Following are the steps in the recursive method:
- Make a sorted dictionary of the possible substrings
- Sort the dictionary descending by length (Implementing the 2. criteria)
- If the sorted dictionary is empty then return the input string and mark it as nonsense
- Iterate through all the entries in the sorted dictionary
- For each entry divide the string into 3 parts:
- left (before the entry),
- entry,
- right (after the entry)
- Mark the entry as meaningful and add it to the possible resultlist
- Call our recursive method on the left string
- Call our recursive method on the right string
- Combine all the results and check if it's better than the combined results from the previous entries (by comparing the numbers of the
meaningful characters: implementing the 1. criteria). If it is, then we keep it as the best solution (so far).

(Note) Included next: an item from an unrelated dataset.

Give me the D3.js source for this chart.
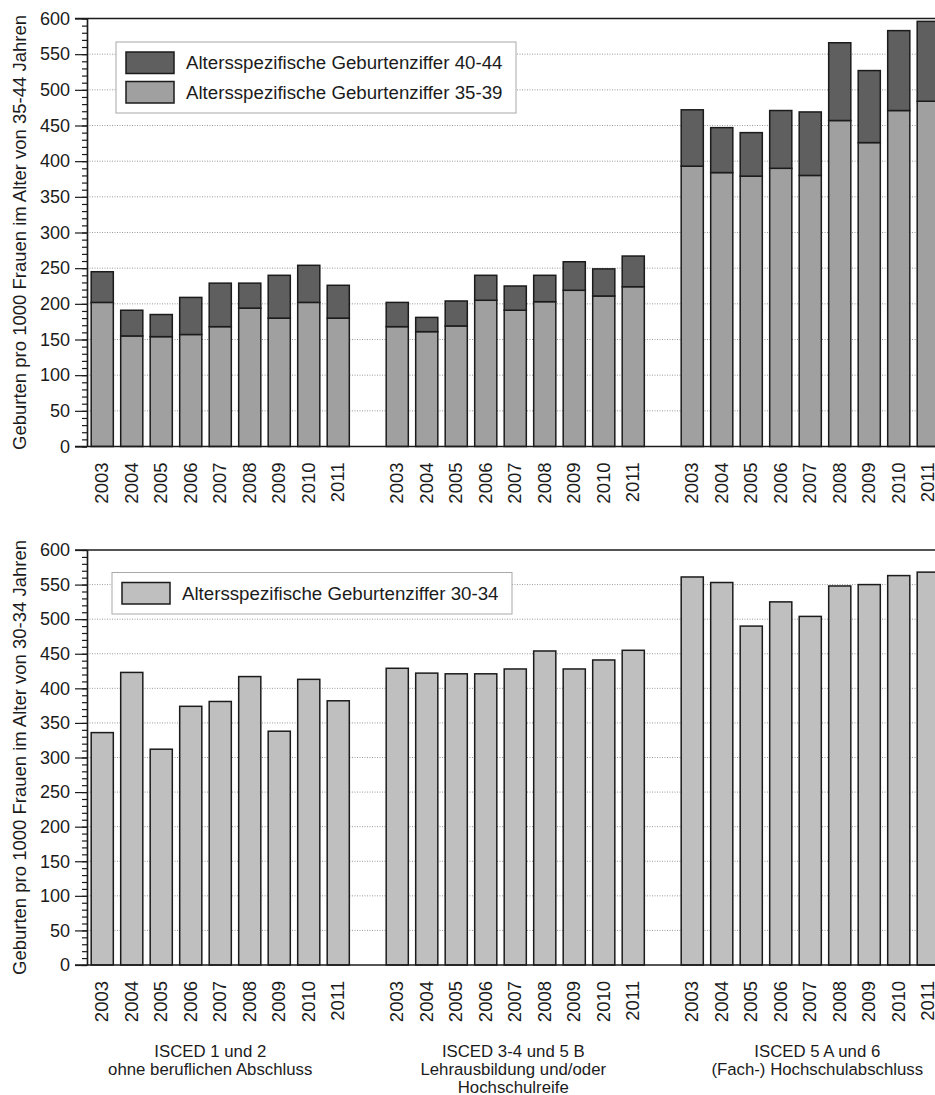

- Return the best solution.
This method works as intended, but it could be very slow for long strings, because the
algorithm computes the same substrings many times. To avert this
problem I made an array
to store all the processed substrings. The recursive method then starts by checking the corresponding entry in the generated substring list and if it isn't empty, returns its value.
This optimization boosts the performance by magnitudes.
Using the code
The implementation consists of a main class and a nested one. I needed a class that makes strings trackable by storing their relative index to the initial input string, plus
a variable to mark if a string has sense. The nested IndexedString class implements these features.
public class WordSplitter
{
string[] Dictionary;
List<IndexedString>[,] Substringsbuffer;
public WordSplitter(string[] Dictionary)
{
this.Dictionary = Dictionary.OrderByDescending(x=>x.Length).ToArray();
}
public string SplitToWords(string Input)
{
Substringsbuffer = new List<IndexedString>[Input.Length+1,Input.Length+1];
IndexedString stringtosplit = new IndexedString(0, Input, false);
var sortedlist = recursiveWordSearch(stringtosplit, Dictionary).OrderBy(x => x.Index);
string result = "";
foreach (var word in sortedlist)
{
result = result + word.Text + " ";
}
return result;
}
private List<IndexedString> recursiveWordSearch(
IndexedString Stringtosplit,
string[] Dictionary)
{
int length = Stringtosplit.Text.Length;
if (Substringsbuffer[Stringtosplit.Index, length + Stringtosplit.Index] != null)
return Substringsbuffer[Stringtosplit.Index, length + Stringtosplit.Index];
List<IndexedString> result = new List<IndexedString>();
result.Add(Stringtosplit);
string[] newdictionary = Dictionary.Where(x => Stringtosplit.Text.Contains(x)).ToArray();
if (newdictionary.Length < 1)
{
return result;
}
foreach (string entry in newdictionary)
{
List<IndexedString> temporarylist = new List<IndexedString>();
IndexedString[] devidedBytheEntry = splitByEntry(Stringtosplit, entry);
IndexedString left = devidedBytheEntry[0];
IndexedString middle = devidedBytheEntry[1];
IndexedString right = devidedBytheEntry[2];
temporarylist.Add(middle);
temporarylist.AddRange(recursiveWordSearch(left, newdictionary));
temporarylist.AddRange(recursiveWordSearch(right, newdictionary));
var temporaryScore = temporarylist.Where(x => x.Word == true);
var currentScore = result.Where(x => x.Word == true);
if (temporaryScore.Select(
x => x.Text.Length).Sum() > currentScore.Select(
x => x.Text.Length).Sum())
{
result = temporarylist;
}
}
Substringsbuffer[Stringtosplit.Index, length + Stringtosplit.Index] = result;
return result;
}
private IndexedString[] splitByEntry(IndexedString Source, string Entry)
{
int indexofentry = Source.Text.IndexOf(Entry);
IndexedString[] result = new IndexedString[3];
int leftindex = Source.Index;
int entryindex = Source.Index + indexofentry;
int rightindex = Source.Index + indexofentry + Entry.Length;
string leftstring = Source.Text.Substring(0, indexofentry);
string entrystring = Entry;
string rightstring = Source.Text.Substring(indexofentry + Entry.Length);
result[0] = new IndexedString(leftindex, leftstring, false);
result[1] = new IndexedString(entryindex, entrystring, true);
result[2] = new IndexedString(rightindex, rightstring, false);
return result;
}
private class IndexedString
{
public int Index { get; set; }
public string Text { get; set; }
public bool Word { get; set; }
public IndexedString(int Index, string Text, bool Word)
{
this.Index = Index;
this.Text = Text;
this.Word = Word;
}
}
}
To convert strings, you need to make an instance of the WordSplitter
class by passing a "dictionary" string array, then call the public
SplitToWords()
method.
dictionary = new string[5] { "hat", "bob", "a", "green","has" };
WordSplitter WS = new WordSplitter(dictionary);
string test = WS.SplitToWords("Bobhasagreenhat".ToLower());
History
- Update (1 Jan 2014): I excluded the order by descending query from the recursive method, it needs to
be called only once, so it is executed in the constructor now. I added more comments to clarify some functions.